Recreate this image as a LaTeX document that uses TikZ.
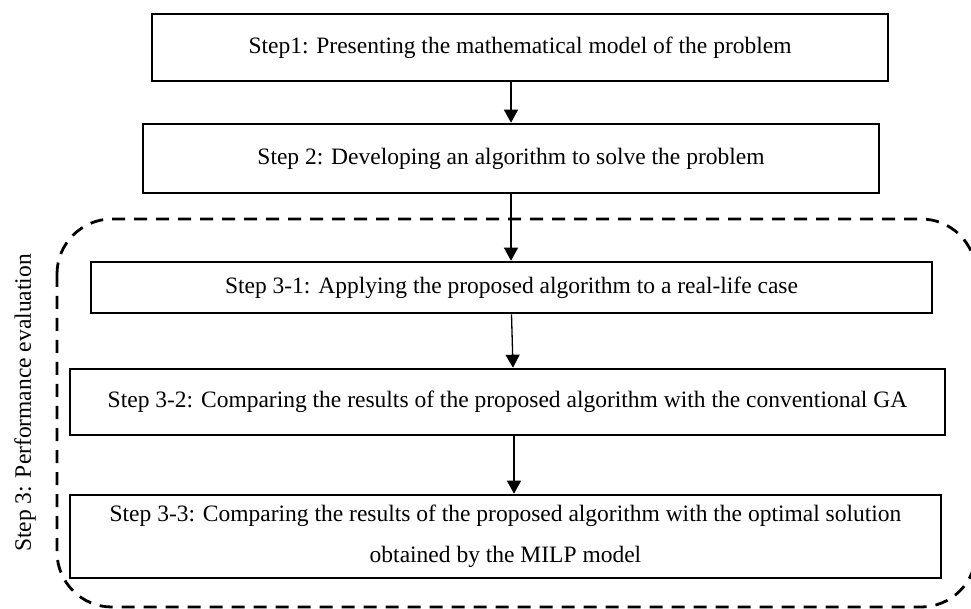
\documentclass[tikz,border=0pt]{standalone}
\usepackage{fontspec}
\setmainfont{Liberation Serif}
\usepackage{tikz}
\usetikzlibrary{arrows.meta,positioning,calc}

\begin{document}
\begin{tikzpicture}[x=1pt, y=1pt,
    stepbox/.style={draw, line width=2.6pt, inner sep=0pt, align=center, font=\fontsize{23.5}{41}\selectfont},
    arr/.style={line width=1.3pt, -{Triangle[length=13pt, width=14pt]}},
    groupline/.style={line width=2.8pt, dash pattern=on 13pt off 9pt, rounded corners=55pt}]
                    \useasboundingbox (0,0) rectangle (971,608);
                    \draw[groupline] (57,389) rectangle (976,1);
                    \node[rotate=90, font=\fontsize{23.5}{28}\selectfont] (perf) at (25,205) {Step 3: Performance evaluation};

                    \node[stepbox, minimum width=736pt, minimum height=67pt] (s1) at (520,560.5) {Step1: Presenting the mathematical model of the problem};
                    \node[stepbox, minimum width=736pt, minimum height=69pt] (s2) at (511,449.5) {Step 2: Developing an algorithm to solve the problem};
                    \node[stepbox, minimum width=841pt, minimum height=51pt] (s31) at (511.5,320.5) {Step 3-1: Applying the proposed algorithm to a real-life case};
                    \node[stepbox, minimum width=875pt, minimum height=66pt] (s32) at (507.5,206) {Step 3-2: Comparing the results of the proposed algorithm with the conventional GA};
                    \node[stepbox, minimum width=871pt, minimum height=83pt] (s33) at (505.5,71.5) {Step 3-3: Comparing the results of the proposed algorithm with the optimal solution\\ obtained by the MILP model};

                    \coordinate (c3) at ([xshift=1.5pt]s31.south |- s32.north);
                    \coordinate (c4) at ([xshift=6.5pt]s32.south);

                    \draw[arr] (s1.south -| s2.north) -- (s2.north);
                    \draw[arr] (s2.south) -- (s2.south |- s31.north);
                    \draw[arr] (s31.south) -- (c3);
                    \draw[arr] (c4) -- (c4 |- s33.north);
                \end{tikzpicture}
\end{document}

#### Short problem
All the lines above are to be reproduced exactly, except the pictures.

#### Task solution
Recreate this image as a LaTeX document that uses TikZ.
\documentclass[tikz,border=0pt]{standalone}
\usepackage{fontspec}
\setmainfont{Liberation Serif}
\usepackage{tikz}
\usetikzlibrary{arrows.meta,positioning,calc}

\begin{document}
\begin{tikzpicture}[x=1pt, y=1pt,
    stepbox/.style={draw, line width=2.6pt, inner sep=0pt, align=center, font=\fontsize{23.5}{41}\selectfont},
    arr/.style={line width=1.3pt, -{Triangle[length=13pt, width=14pt]}},
    groupline/.style={line width=2.8pt, dash pattern=on 13pt off 9pt, rounded corners=55pt}]
                    \useasboundingbox (0,0) rectangle (971,608);
                    \draw[groupline] (57,389) rectangle (976,1);
                    \node[rotate=90, font=\fontsize{23.5}{28}\selectfont] (perf) at (25,205) {Step 3: Performance evaluation};

                    \node[stepbox, minimum width=736pt, minimum height=67pt] (s1) at (520,560.5) {Step1: Presenting the mathematical model of the problem};
                    \node[stepbox, minimum width=736pt, minimum height=69pt] (s2) at (511,449.5) {Step 2: Developing an algorithm to solve the problem};
                    \node[stepbox, minimum width=841pt, minimum height=51pt] (s31) at (511.5,320.5) {Step 3-1: Applying the proposed algorithm to a real-life case};
                    \node[stepbox, minimum width=875pt, minimum height=66pt] (s32) at (507.5,206) {Step 3-2: Comparing the results of the proposed algorithm with the conventional GA};
                    \node[stepbox, minimum width=871pt, minimum height=83pt] (s33) at (505.5,71.5) {Step 3-3: Comparing the results of the proposed algorithm with the optimal solution\\ obtained by the MILP model};

                    \coordinate (c3) at ([xshift=1.5pt]s31.south |- s32.north);
                    \coordinate (c4) at ([xshift=6.5pt]s32.south);

                    \draw[arr] (s1.south -| s2.north) -- (s2.north);
                    \draw[arr] (s2.south) -- (s2.south |- s31.north);
                    \draw[arr] (s31.south) -- (c3);
                    \draw[arr] (c4) -- (c4 |- s33.north);
                \end{tikzpicture}
\end{document}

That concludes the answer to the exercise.